Wednesday, January 21, 2009

Demand Shock

As you can see in this updated 5 minute bar chart of the e-minis the market has just reached a new high for the day on the day's highest volume bar but one. This together with the fact that the e-minis are trading above 825 resistance makes it likely we are seeing a demand shock. This means that the short term trend has turned upward once more. The shock began at the 820 level so the market should hold above there if my prognosis is to prove correct.
It is worth noting that this shock began at just about the same level as the last demand shock on January 15 which started from 821. This is a common phenomenon arising from the fact that the same people are responsible for both.

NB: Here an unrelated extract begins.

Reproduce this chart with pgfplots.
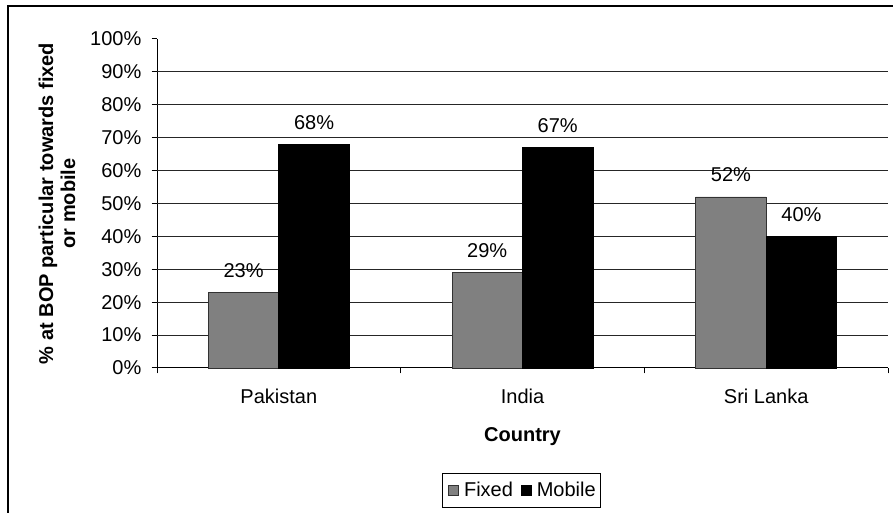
\documentclass[border=0pt]{standalone}
\usepackage{fontspec}
\setmainfont{Liberation Sans}
\usepackage{pgfplots}
\pgfplotsset{compat=1.18}
\definecolor{fixedgray}{RGB}{128,128,128}
\definecolor{edgegray}{RGB}{50,50,50}

\begin{document}
\fontsize{20}{22}\selectfont
\begin{tikzpicture}[x=1pt,y=1pt]
\useasboundingbox (0,0) rectangle (893,513);
% outer chart frame
\draw[line width=2pt] (8,0) -- (8,507) -- (893,507);
\begin{axis}[
  at={(157pt,145pt)}, anchor=south west,
  scale only axis, width=731pt, height=329pt,
  xmin=-0.5, xmax=2.5, ymin=0, ymax=100,
  ybar=0pt, bar width=70.5pt,
  axis x line*=bottom, axis y line*=left,
  axis line style={-, line width=1pt, black},
  tick align=outside, major tick length=5.5pt,
  tick style={line width=1pt, black},
  xtick={-0.5,0.5,1.5,2.5}, xticklabels={},
  extra x ticks={0,1,2},
  extra x tick labels={Pakistan,India,Sri Lanka},
  extra x tick style={major tick length=0pt,
    xticklabel style={anchor=base, inner sep=0pt, yshift=-36pt}},
  ytick={0,10,...,100},
  yticklabel={\pgfmathprintnumber[assume math mode=true]{\tick}\%},
  yticklabel style={anchor=east, inner sep=0pt, xshift=-10pt},
  extra y ticks={10,20,...,90},
  extra y tick labels={},
  extra y tick style={major tick length=0pt, ymajorgrids=true,
    major grid style={line width=1pt, black!85}},
  xlabel={\bfseries Country},
  xlabel style={at={(0.5,-0.224)}, anchor=base, inner sep=0pt},
  ylabel={\bfseries \% at BOP particular towards fixed\\ \bfseries or mobile},
  ylabel style={at={(-0.1368,0.5)}, anchor=center, align=center,
    rotate=0, inner sep=0pt},
  nodes near coords={\pgfmathprintnumber[assume math mode=true]{\pgfplotspointmeta}\%},
  nodes near coords style={anchor=base, inner sep=0pt, yshift=15pt, text=black},
  legend columns=2,
  legend image code/.code={\path (0pt,0pt) (16pt,0pt);
    \draw[#1] (3pt,-5pt) rectangle (13pt,5pt);},
  legend style={at={(0.4986,-0.3717)}, anchor=center, draw=black,
    line width=1pt, inner xsep=3pt, inner ysep=6.5pt,
    /tikz/every even column/.append style={column sep=3pt}},
  clip=false,
]
\addplot[fill=fixedgray, draw=edgegray, line width=0.8pt]
  coordinates {(0,23) (1,29) (2,52)};
\addplot[fill=black, draw=black, line width=0.8pt]
  coordinates {(0,68) (1,67) (2,40)};
\legend{Fixed, Mobile}
\end{axis}
\end{tikzpicture}
\end{document}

And this observation makes it likely that this indeed is a demand shock, not just a deceptive rally.

4 comments:

Anonymous said...

Carl, I am a major wire house veteran FA and although I don't trade or advise clients to trade, I find your information from a technical viewpoint very valuable. Thanks so much!

Anonymous said...

hey carl
for whats its worth there is a cycle low due by friday this week and a short term uptrend into feb 9th 13 th should be expected.
well knoww soon enough on monday
if your correct and my cycles still are working then we should see a strong rally next week .
yet ill say this we are still not out of the woods yet and new lows are possible into feb 27th or march 27th . after that period
my bias will be a bullish trend
into june aug 2009 .for now
ill keep the bullish bias into mid feb after that we will need to take a good look at the internals
and most likely take a bearish stance . lastly , new lows
will be a bullish set up .
the key will be how this market
acts from mid feb into mid to late march . that time period is where many bearish cycles end .
good luck
and ps always amazed at the
non sence some people post .
id take the 50 k bet yet ill guess
he dont have it .
good luck carl
joe

PM said...

Hi Carl,

It appears that the December lows will hold, as was hoped and expected. Yesterday may well have been the trading cycle low for the 6 to 8 week trading cycle. If so, then this means we now have a higher low than the low made in November. Lots of ifs, but providing this pattern remains, then we should now see a rally above the 900 level and then to 1000 after a brief sell off upon trading above 900.

The overall chart pattern suggests that the bottom is already in place. Time will tell.

Thanks.

Kindest regards,

PM

Ken said...

The Media loves Obama... they will report all the positive news they can. Even when things aren't right for #44, the media will give him a pass and heap praise on him! You don't think this won't change the market and the public psychology to"better times are here!"